Yes, I think this will be news to many people. If that's the case, it might better have been presented as a documentary with a narration and lots and lots of colorful maps with moving arrows and other glitzy graphics. "Poland? You mean as in Poland Springs Water?" It's unfair to the unknowing to hear Churchill making a brief, one- or two-sentence description of Norway being a passageway for Sweden's steel shipments to Germany, and a cut to Churchill's wife (McKenna) holding a newspaper whose lead says something about an attack on Norway. I just don't know how many of us are ready to make that cognitive leap.
As Churchill, Burton does a pretty good job of imitating Churchill's public voice, although when he becomes angry he brays. He gives us a gruff Churchill, whose only humor is expressed through sarcastic insults toward his fellow pols, the foreign office, and Herr Hitler.

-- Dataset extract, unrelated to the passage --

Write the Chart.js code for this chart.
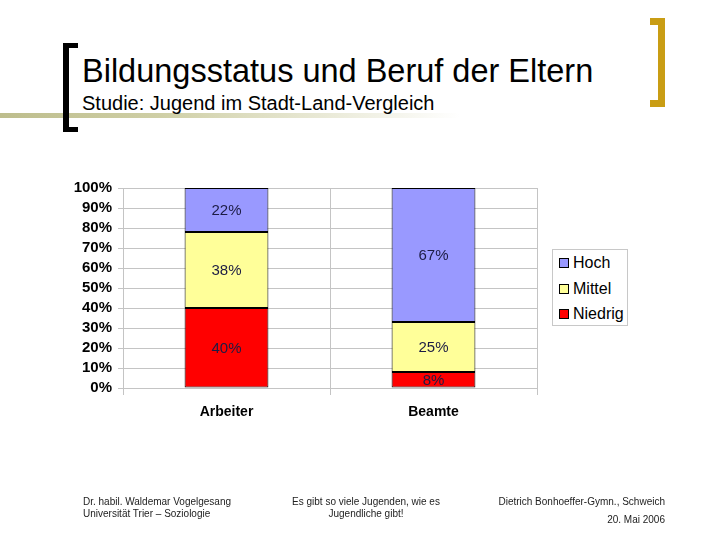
<!DOCTYPE html>
<html>
<head>
<meta charset="utf-8">
<script src="https://cdn.jsdelivr.net/npm/chart.js@4.4.1/dist/chart.umd.min.js"></script>
<style>
  html, body { margin: 0; padding: 0; background: #fff; }
  body { width: 720px; height: 540px; position: relative; overflow: hidden; font-family: 'Liberation Sans', Arial, sans-serif; }
  .abs { position: absolute; }
  #band { left: 0; top: 113px; width: 460px; height: 5px; background: linear-gradient(to right, #bdbd8c 0%, #cfcfa6 35%, rgba(255,255,255,0) 100%); }
  .bk { background: #000; }
  .gd { background: #c99d14; }
  #title { left: 82px; top: 53px; font-size: 32.5px; white-space: nowrap; color: #000; }
  #subtitle { left: 82px; top: 92px; font-size: 20px; white-space: nowrap; color: #000; }
  .foot { font-size: 10px; color: #222; white-space: nowrap; line-height: 12px; }
  #chart-wrap { left: 0; top: 0; width: 720px; height: 540px; }
  #legend { left: 552px; top: 249px; width: 76px; height: 77px; border: 1px solid #c8c8c8; box-sizing: border-box; background: #fff; }
  .leg-item { position: absolute; left: 6px; font-size: 16px; line-height: 18px; white-space: nowrap; }
  .leg-box { display: inline-block; width: 8px; height: 8px; border: 1px solid #000; margin-right: 4px; vertical-align: 0px; }
</style>
</head>
<body>
<div id="band" class="abs"></div>
<!-- black bracket -->
<div class="abs bk" style="left:63px;top:43px;width:6px;height:89px;"></div>
<div class="abs bk" style="left:63px;top:43px;width:15px;height:5px;"></div>
<div class="abs bk" style="left:63px;top:127px;width:15px;height:5px;"></div>
<!-- gold bracket -->
<div class="abs gd" style="left:658px;top:18px;width:7px;height:89px;"></div>
<div class="abs gd" style="left:650px;top:18px;width:15px;height:7px;"></div>
<div class="abs gd" style="left:650px;top:100px;width:15px;height:7px;"></div>

<div id="title" class="abs">Bildungsstatus und Beruf der Eltern</div>
<div id="subtitle" class="abs">Studie: Jugend im Stadt-Land-Vergleich</div>

<div id="chart-wrap" class="abs"><canvas id="chart" width="720" height="540"></canvas></div>
<div id="legend" class="abs"></div>

<div class="abs foot" style="left:83px;top:496px;">Dr. habil. Waldemar Vogelgesang<br>Universität Trier – Soziologie</div>
<div class="abs foot" style="left:266px;top:496px;width:200px;text-align:center;">Es gibt so viele Jugenden, wie es<br>Jugendliche gibt!</div>
<div class="abs foot" style="right:55px;top:496px;text-align:right;">Dietrich Bonhoeffer-Gymn., Schweich</div>
<div class="abs foot" style="right:55px;top:514px;text-align:right;">20. Mai 2006</div>

<script>
const categories = ['Arbeiter', 'Beamte'];
const niedrig = [40, 8];
const mittel = [38, 25];
const hoch = [22, 67];
const yTicks = [0, 10, 20, 30, 40, 50, 60, 70, 80, 90, 100];

const seriesNames = ['Niedrig', 'Mittel', 'Hoch'];
const seriesColors = ['#ff0000', '#ffff99', '#9999ff'];
const seriesValues = [niedrig, mittel, hoch];

const FONT = "'Liberation Sans', Arial, sans-serif";

// legend, top to bottom: Hoch, Mittel, Niedrig
const legend = document.querySelector('#legend');
[2, 1, 0].forEach((idx, row) => {
  const item = document.createElement('div');
  item.className = 'leg-item';
  item.style.top = 4 + row * 25.5 + 'px';
  item.innerHTML = `<span class="leg-box" style="background:${seriesColors[idx]}"></span>${seriesNames[idx]}`;
  legend.appendChild(item);
});

const barLabels = {
  id: 'barLabels',
  afterDatasetsDraw(chart) {
    const ctx = chart.ctx;
    ctx.save();
    ctx.font = `15px ${FONT}`;
    ctx.fillStyle = '#1c1c44';
    ctx.textAlign = 'center';
    ctx.textBaseline = 'middle';
    chart.data.datasets.forEach((ds, i) => {
      chart.getDatasetMeta(i).data.forEach((bar, j) => {
        const mid = (bar.y + bar.base) / 2;
        ctx.fillText(ds.data[j] + '%', bar.x, mid + 1);
      });
    });
    ctx.restore();
  },
};

const ctx = document.querySelector('#chart').getContext('2d');
new Chart(ctx, {
  type: 'bar',
  data: {
    labels: categories,
    datasets: seriesValues.map((vals, i) => ({
      label: seriesNames[i],
      data: vals,
      backgroundColor: seriesColors[i],
      borderColor: '#000000',
      borderWidth: 1,
      borderSkipped: false,
      categoryPercentage: 1,
      barPercentage: 0.405,
    })),
  },
  options: {
    responsive: false,
    animation: false,
    maintainAspectRatio: false,
    layout: { padding: { left: 60, right: 183, top: 188, bottom: 100 } },
    plugins: { legend: { display: false }, tooltip: { enabled: false } },
    scales: {
      x: {
        stacked: true,
        offset: true,
        afterFit: (scale) => { scale.height = 52; },
        grid: { offset: true, color: '#c4c4c4', tickLength: 7, drawOnChartArea: true },
        border: { display: false },
        ticks: { color: '#000', padding: 9, font: { family: FONT, size: 14, weight: 'bold' } },
      },
      y: {
        stacked: true,
        min: 0,
        max: 100,
        afterFit: (scale) => { scale.width = 63; },
        afterBuildTicks: (scale) => { scale.ticks = yTicks.map((v) => ({ value: v })); },
        grid: { color: '#c4c4c4', tickLength: 5 },
        border: { color: '#c4c4c4' },
        ticks: {
          color: '#000',
          padding: 6,
          autoSkip: false,
          stepSize: 10,
          font: { family: FONT, size: 15, weight: 'bold' },
          callback: (v) => v + '%',
        },
      },
    },
  },
  plugins: [barLabels],
});
</script>
</body>
</html>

The Germans are no more than stereotypes. Von Ribbentrop (Hardy) is one of those smilers with a knife. I'm afraid Ian Bannen -- a fine, innovative actor -- is lost in the role of Hitler. He looks and sounds like Ian Bannen with a mustache and a funny haircut. Neville Chamberlain is played as a weakling and a fool by Bailey, although Churchill gets to mouth some sensible words in his defense.
Nobody ever claimed that Neville Chamberlain was a tower of strength and resolve, but I've always thought he got a bad rap on Munich. He came home with a treat signed by Herr Hitler promising that no more territory would be bothered by the Nazis, which is exactly what the wary British people wanted. What else could he have done? Would he have prevented World War II by declaring war on the spot? Chamberlain's humiliation when he's replaced as PM is very moving.
In the final scene, Churchill delivers his stirring speech about "blood, toil, tears, and sweat", and it's very effective because Burton has a greater capacity for bombast than Churchill, even though Burton was drunk and Churchill was a politician. Churchill, as much as anything else, was a fine writer and speaker, precise and articulate, and this film captures those qualities well.